→ **RECORDS FOR THE EXERCISE**:
/---

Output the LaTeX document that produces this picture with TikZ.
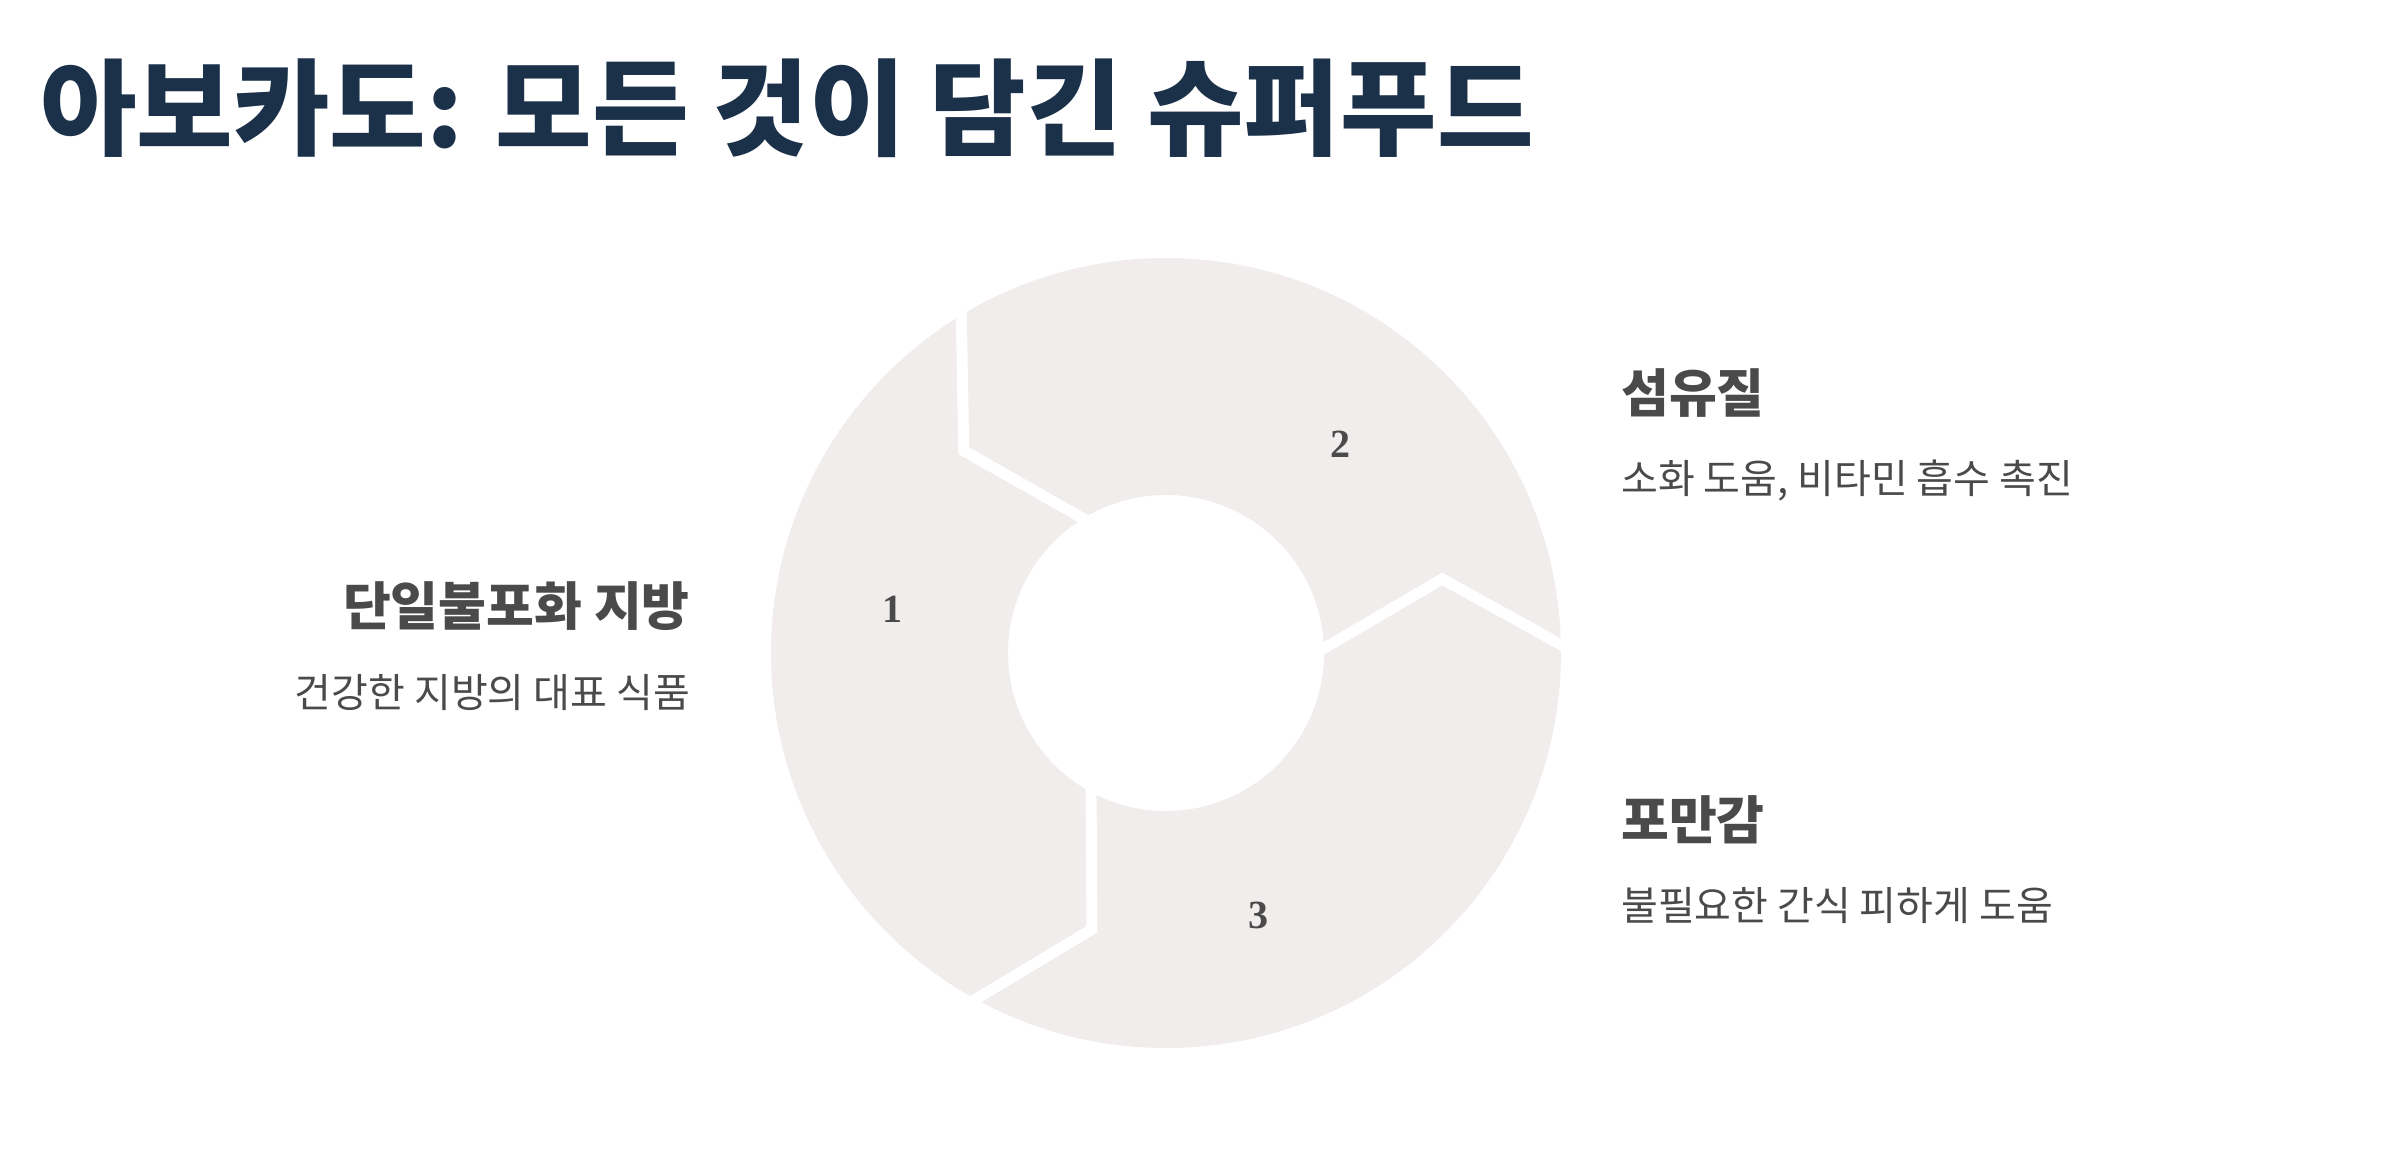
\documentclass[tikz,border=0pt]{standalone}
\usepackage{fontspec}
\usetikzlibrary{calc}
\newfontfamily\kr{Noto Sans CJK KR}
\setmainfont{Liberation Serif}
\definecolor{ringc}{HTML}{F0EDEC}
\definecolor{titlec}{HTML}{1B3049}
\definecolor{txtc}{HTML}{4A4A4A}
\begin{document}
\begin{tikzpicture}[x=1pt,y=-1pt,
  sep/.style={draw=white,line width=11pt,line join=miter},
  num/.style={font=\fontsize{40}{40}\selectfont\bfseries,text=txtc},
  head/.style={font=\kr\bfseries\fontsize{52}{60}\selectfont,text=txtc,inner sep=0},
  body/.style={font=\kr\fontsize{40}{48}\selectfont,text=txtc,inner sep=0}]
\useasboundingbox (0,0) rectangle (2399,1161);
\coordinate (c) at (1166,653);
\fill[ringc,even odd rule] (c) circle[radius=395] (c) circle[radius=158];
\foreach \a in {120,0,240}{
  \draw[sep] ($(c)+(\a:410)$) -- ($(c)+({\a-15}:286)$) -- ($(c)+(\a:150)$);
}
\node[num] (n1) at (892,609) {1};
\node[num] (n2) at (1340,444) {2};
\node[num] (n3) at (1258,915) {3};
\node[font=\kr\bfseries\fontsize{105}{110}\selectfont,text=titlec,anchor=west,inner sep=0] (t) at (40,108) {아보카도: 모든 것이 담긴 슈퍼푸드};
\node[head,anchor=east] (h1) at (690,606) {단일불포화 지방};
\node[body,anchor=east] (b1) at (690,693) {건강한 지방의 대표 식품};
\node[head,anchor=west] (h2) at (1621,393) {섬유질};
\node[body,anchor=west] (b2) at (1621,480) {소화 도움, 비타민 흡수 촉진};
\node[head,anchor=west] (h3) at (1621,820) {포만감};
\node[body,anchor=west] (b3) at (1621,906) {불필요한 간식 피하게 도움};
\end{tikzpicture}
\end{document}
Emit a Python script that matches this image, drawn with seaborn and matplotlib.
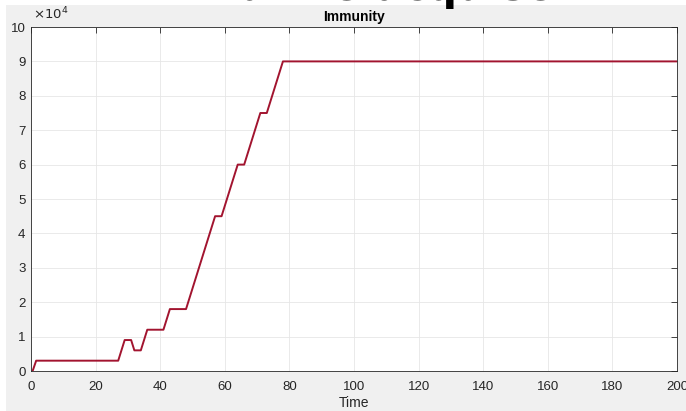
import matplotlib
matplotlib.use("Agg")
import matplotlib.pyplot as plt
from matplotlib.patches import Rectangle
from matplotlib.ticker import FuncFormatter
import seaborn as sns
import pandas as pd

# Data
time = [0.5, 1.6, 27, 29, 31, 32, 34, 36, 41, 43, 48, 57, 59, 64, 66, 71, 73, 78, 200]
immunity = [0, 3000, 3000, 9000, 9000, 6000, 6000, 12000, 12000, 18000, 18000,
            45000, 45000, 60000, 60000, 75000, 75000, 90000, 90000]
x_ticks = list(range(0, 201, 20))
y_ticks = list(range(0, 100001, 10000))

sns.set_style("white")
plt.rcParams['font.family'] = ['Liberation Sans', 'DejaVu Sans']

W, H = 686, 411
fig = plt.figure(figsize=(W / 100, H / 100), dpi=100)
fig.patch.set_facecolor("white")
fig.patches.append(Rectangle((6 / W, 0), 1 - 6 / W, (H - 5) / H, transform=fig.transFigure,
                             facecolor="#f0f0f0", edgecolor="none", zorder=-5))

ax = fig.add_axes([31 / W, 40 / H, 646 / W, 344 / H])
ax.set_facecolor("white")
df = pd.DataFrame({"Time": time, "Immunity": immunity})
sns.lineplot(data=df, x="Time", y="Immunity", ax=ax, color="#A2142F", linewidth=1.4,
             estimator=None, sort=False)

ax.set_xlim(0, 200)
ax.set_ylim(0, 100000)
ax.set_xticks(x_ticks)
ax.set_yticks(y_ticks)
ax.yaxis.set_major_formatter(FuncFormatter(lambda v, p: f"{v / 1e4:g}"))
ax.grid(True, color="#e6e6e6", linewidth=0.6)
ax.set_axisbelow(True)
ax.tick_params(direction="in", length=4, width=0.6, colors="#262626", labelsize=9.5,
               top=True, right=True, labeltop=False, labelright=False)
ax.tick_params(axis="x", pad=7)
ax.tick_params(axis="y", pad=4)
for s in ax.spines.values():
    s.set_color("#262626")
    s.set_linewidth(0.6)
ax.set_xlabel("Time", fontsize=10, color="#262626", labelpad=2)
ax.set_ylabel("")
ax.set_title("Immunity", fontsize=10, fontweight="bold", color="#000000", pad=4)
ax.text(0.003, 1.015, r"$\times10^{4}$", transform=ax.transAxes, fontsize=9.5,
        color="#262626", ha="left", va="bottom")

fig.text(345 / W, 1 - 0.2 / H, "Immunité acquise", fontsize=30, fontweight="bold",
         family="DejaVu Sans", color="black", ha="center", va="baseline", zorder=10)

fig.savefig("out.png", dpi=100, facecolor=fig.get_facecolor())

\---

→ **REQUIREMENTS**: Pictures appear in the records above. Output everything except them, exactly.

→ **THE REPLY**:
Output the LaTeX document that produces this picture with TikZ.
\documentclass[tikz,border=0pt]{standalone}
\usepackage{fontspec}
\usetikzlibrary{calc}
\newfontfamily\kr{Noto Sans CJK KR}
\setmainfont{Liberation Serif}
\definecolor{ringc}{HTML}{F0EDEC}
\definecolor{titlec}{HTML}{1B3049}
\definecolor{txtc}{HTML}{4A4A4A}
\begin{document}
\begin{tikzpicture}[x=1pt,y=-1pt,
  sep/.style={draw=white,line width=11pt,line join=miter},
  num/.style={font=\fontsize{40}{40}\selectfont\bfseries,text=txtc},
  head/.style={font=\kr\bfseries\fontsize{52}{60}\selectfont,text=txtc,inner sep=0},
  body/.style={font=\kr\fontsize{40}{48}\selectfont,text=txtc,inner sep=0}]
\useasboundingbox (0,0) rectangle (2399,1161);
\coordinate (c) at (1166,653);
\fill[ringc,even odd rule] (c) circle[radius=395] (c) circle[radius=158];
\foreach \a in {120,0,240}{
  \draw[sep] ($(c)+(\a:410)$) -- ($(c)+({\a-15}:286)$) -- ($(c)+(\a:150)$);
}
\node[num] (n1) at (892,609) {1};
\node[num] (n2) at (1340,444) {2};
\node[num] (n3) at (1258,915) {3};
\node[font=\kr\bfseries\fontsize{105}{110}\selectfont,text=titlec,anchor=west,inner sep=0] (t) at (40,108) {아보카도: 모든 것이 담긴 슈퍼푸드};
\node[head,anchor=east] (h1) at (690,606) {단일불포화 지방};
\node[body,anchor=east] (b1) at (690,693) {건강한 지방의 대표 식품};
\node[head,anchor=west] (h2) at (1621,393) {섬유질};
\node[body,anchor=west] (b2) at (1621,480) {소화 도움, 비타민 흡수 촉진};
\node[head,anchor=west] (h3) at (1621,820) {포만감};
\node[body,anchor=west] (b3) at (1621,906) {불필요한 간식 피하게 도움};
\end{tikzpicture}
\end{document}
Emit a Python script that matches this image, drawn with seaborn and matplotlib.
import matplotlib
matplotlib.use("Agg")
import matplotlib.pyplot as plt
from matplotlib.patches import Rectangle
from matplotlib.ticker import FuncFormatter
import seaborn as sns
import pandas as pd

# Data
time = [0.5, 1.6, 27, 29, 31, 32, 34, 36, 41, 43, 48, 57, 59, 64, 66, 71, 73, 78, 200]
immunity = [0, 3000, 3000, 9000, 9000, 6000, 6000, 12000, 12000, 18000, 18000,
            45000, 45000, 60000, 60000, 75000, 75000, 90000, 90000]
x_ticks = list(range(0, 201, 20))
y_ticks = list(range(0, 100001, 10000))

sns.set_style("white")
plt.rcParams['font.family'] = ['Liberation Sans', 'DejaVu Sans']

W, H = 686, 411
fig = plt.figure(figsize=(W / 100, H / 100), dpi=100)
fig.patch.set_facecolor("white")
fig.patches.append(Rectangle((6 / W, 0), 1 - 6 / W, (H - 5) / H, transform=fig.transFigure,
                             facecolor="#f0f0f0", edgecolor="none", zorder=-5))

ax = fig.add_axes([31 / W, 40 / H, 646 / W, 344 / H])
ax.set_facecolor("white")
df = pd.DataFrame({"Time": time, "Immunity": immunity})
sns.lineplot(data=df, x="Time", y="Immunity", ax=ax, color="#A2142F", linewidth=1.4,
             estimator=None, sort=False)

ax.set_xlim(0, 200)
ax.set_ylim(0, 100000)
ax.set_xticks(x_ticks)
ax.set_yticks(y_ticks)
ax.yaxis.set_major_formatter(FuncFormatter(lambda v, p: f"{v / 1e4:g}"))
ax.grid(True, color="#e6e6e6", linewidth=0.6)
ax.set_axisbelow(True)
ax.tick_params(direction="in", length=4, width=0.6, colors="#262626", labelsize=9.5,
               top=True, right=True, labeltop=False, labelright=False)
ax.tick_params(axis="x", pad=7)
ax.tick_params(axis="y", pad=4)
for s in ax.spines.values():
    s.set_color("#262626")
    s.set_linewidth(0.6)
ax.set_xlabel("Time", fontsize=10, color="#262626", labelpad=2)
ax.set_ylabel("")
ax.set_title("Immunity", fontsize=10, fontweight="bold", color="#000000", pad=4)
ax.text(0.003, 1.015, r"$\times10^{4}$", transform=ax.transAxes, fontsize=9.5,
        color="#262626", ha="left", va="bottom")

fig.text(345 / W, 1 - 0.2 / H, "Immunité acquise", fontsize=30, fontweight="bold",
         family="DejaVu Sans", color="black", ha="center", va="baseline", zorder=10)

fig.savefig("out.png", dpi=100, facecolor=fig.get_facecolor())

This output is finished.